**Task requirements:** Retype nothing but the lines from the start of the material up to and including the line with "11, 17, 8];". Pictures don't belong in the copy.

-----

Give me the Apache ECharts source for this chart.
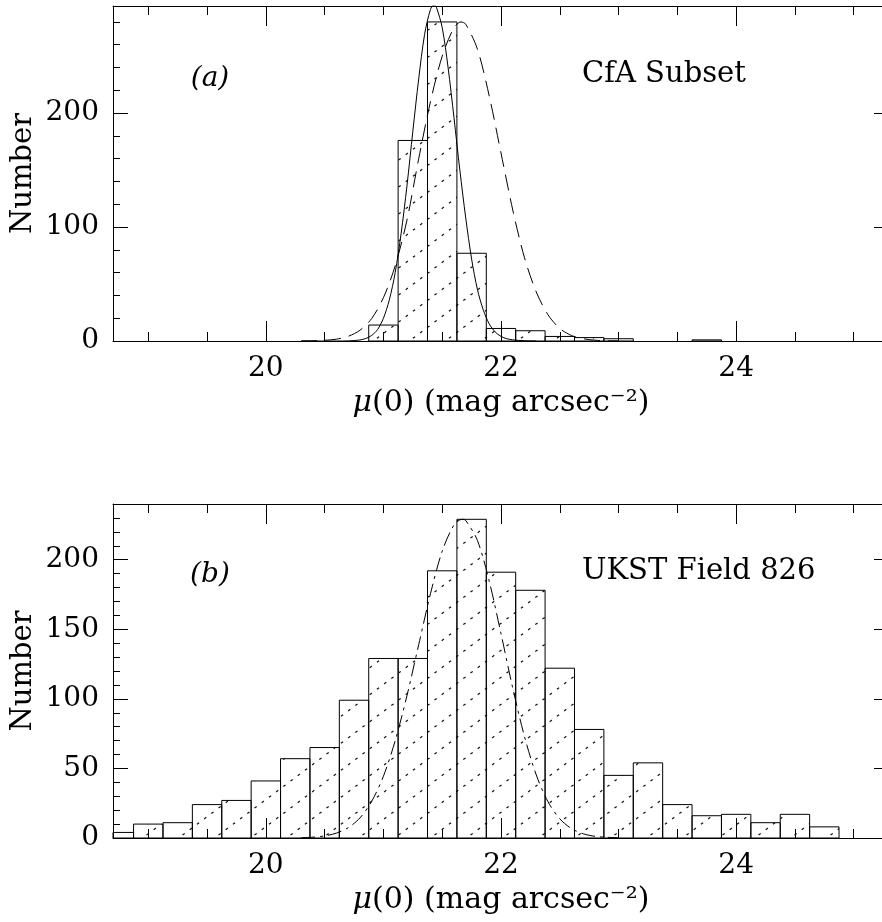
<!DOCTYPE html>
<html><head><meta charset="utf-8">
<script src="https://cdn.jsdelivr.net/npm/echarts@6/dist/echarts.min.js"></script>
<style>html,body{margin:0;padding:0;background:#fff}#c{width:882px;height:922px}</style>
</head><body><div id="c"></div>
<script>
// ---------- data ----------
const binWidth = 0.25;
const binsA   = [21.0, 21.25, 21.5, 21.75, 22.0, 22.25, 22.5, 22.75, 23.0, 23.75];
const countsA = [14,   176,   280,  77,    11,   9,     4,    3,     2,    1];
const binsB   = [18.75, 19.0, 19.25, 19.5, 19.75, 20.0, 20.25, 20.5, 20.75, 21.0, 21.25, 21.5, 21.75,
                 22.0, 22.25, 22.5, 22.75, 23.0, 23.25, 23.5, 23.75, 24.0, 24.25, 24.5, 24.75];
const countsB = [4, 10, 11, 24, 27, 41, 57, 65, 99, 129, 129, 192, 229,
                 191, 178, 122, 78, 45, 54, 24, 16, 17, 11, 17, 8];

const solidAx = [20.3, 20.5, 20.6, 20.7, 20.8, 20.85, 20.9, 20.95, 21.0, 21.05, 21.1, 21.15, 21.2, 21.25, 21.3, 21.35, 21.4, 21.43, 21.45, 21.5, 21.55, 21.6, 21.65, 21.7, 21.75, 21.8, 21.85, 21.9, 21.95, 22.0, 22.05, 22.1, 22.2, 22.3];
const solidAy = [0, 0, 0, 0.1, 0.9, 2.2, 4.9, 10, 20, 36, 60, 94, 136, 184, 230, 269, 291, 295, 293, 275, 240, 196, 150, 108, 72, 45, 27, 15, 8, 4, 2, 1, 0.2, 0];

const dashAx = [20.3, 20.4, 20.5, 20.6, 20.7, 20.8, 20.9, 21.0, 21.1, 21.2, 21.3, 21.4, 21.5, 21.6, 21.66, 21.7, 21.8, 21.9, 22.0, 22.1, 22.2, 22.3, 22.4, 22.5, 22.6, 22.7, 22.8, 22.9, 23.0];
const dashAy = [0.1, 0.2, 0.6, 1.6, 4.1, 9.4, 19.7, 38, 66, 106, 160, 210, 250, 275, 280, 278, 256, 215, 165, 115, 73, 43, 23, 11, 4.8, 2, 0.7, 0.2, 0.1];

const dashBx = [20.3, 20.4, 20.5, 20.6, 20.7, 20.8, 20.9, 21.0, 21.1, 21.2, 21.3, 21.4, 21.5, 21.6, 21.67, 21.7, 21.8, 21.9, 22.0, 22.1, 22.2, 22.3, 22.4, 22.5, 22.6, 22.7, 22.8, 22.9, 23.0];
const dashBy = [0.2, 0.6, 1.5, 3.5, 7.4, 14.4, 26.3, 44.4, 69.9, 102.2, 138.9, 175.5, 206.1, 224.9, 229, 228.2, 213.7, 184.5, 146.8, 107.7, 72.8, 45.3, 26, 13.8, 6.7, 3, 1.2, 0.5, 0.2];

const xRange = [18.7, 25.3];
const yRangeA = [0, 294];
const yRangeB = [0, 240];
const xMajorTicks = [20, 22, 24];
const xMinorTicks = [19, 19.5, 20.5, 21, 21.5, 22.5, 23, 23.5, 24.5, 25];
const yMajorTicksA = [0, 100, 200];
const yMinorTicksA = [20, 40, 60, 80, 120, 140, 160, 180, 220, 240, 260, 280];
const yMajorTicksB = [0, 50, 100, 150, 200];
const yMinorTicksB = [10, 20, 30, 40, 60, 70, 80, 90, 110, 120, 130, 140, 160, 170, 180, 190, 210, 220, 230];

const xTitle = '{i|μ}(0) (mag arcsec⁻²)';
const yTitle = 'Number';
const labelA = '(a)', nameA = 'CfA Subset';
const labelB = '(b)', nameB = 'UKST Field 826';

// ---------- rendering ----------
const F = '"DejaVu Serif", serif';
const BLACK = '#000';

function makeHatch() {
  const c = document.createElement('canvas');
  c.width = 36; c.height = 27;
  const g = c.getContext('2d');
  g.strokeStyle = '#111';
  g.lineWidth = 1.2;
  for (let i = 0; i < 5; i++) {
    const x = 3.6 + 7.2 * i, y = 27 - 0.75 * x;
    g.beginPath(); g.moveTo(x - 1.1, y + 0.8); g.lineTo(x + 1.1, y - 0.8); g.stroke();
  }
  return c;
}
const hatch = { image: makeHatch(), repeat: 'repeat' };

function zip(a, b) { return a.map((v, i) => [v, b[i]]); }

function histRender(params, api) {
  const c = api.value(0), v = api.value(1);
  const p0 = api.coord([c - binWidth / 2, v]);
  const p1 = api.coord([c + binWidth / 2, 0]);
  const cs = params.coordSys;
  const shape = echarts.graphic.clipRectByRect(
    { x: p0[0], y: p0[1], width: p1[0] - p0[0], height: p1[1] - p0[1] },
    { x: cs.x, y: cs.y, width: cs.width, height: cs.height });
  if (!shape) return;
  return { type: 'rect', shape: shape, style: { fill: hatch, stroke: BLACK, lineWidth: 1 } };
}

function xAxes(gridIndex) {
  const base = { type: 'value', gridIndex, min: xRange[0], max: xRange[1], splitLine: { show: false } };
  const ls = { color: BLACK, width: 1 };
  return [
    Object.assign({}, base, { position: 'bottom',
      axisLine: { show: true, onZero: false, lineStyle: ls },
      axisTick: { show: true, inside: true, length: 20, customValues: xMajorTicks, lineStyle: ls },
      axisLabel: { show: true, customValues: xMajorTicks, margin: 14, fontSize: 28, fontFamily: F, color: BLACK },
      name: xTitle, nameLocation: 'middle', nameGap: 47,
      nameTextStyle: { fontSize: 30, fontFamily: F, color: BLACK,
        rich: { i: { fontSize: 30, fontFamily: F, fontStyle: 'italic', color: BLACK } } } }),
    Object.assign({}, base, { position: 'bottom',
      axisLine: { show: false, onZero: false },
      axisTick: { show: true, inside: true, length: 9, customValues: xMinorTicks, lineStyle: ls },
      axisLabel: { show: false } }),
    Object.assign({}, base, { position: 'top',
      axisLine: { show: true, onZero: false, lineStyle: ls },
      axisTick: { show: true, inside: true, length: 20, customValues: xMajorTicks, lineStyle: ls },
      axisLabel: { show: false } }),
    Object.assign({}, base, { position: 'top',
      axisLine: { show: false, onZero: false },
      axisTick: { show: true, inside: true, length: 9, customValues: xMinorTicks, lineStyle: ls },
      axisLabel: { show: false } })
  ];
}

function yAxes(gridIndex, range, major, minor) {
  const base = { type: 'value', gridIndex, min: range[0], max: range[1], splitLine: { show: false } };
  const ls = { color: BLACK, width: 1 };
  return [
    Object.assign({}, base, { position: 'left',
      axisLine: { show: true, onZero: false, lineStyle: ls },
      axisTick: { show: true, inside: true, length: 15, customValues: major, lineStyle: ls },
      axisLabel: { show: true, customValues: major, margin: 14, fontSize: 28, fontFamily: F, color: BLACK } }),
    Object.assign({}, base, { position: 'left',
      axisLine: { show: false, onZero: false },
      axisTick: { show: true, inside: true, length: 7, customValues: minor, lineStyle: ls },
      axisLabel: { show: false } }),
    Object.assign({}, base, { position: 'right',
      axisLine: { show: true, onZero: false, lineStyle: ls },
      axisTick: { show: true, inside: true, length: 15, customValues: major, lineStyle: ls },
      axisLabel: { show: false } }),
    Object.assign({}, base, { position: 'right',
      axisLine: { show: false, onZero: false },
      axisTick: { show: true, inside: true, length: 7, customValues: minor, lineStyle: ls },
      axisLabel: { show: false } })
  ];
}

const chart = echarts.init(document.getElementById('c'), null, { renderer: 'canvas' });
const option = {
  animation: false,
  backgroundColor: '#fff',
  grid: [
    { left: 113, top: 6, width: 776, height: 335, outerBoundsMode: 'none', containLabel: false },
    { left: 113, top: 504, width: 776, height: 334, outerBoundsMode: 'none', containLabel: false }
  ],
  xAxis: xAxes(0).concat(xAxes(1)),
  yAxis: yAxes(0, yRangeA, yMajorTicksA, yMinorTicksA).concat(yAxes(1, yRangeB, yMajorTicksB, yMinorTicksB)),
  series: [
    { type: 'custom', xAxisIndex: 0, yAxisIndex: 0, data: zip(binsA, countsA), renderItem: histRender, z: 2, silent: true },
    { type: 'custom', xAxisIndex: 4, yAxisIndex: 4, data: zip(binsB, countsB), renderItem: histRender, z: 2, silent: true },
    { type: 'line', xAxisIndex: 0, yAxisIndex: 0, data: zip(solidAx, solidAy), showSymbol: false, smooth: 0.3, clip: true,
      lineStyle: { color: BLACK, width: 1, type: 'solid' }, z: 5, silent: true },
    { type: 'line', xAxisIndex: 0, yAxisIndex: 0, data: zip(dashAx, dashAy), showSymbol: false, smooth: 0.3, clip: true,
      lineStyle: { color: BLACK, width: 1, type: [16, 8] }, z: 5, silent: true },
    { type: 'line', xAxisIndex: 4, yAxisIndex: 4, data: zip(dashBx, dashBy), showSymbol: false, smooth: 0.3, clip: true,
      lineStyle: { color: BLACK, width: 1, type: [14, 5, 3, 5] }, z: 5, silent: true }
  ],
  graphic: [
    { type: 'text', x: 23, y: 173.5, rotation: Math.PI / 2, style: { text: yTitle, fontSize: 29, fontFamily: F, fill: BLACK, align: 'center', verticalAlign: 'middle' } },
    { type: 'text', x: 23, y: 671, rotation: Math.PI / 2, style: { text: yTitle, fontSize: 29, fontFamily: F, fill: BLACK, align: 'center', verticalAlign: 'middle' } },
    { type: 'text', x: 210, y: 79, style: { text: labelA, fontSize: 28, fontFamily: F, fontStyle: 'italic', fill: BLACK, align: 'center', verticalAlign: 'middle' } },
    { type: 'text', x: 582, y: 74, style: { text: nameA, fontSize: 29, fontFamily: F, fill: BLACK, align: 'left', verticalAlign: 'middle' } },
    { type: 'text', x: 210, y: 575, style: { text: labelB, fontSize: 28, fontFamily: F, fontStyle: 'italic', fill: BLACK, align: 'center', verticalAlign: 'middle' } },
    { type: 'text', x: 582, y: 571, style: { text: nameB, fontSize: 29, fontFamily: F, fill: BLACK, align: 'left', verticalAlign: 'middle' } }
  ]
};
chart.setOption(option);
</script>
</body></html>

-----

**Answer to the problem:**
Give me the Apache ECharts source for this chart.
<!DOCTYPE html>
<html><head><meta charset="utf-8">
<script src="https://cdn.jsdelivr.net/npm/echarts@6/dist/echarts.min.js"></script>
<style>html,body{margin:0;padding:0;background:#fff}#c{width:882px;height:922px}</style>
</head><body><div id="c"></div>
<script>
// ---------- data ----------
const binWidth = 0.25;
const binsA   = [21.0, 21.25, 21.5, 21.75, 22.0, 22.25, 22.5, 22.75, 23.0, 23.75];
const countsA = [14,   176,   280,  77,    11,   9,     4,    3,     2,    1];
const binsB   = [18.75, 19.0, 19.25, 19.5, 19.75, 20.0, 20.25, 20.5, 20.75, 21.0, 21.25, 21.5, 21.75,
                 22.0, 22.25, 22.5, 22.75, 23.0, 23.25, 23.5, 23.75, 24.0, 24.25, 24.5, 24.75];
const countsB = [4, 10, 11, 24, 27, 41, 57, 65, 99, 129, 129, 192, 229,
                 191, 178, 122, 78, 45, 54, 24, 16, 17, 11, 17, 8];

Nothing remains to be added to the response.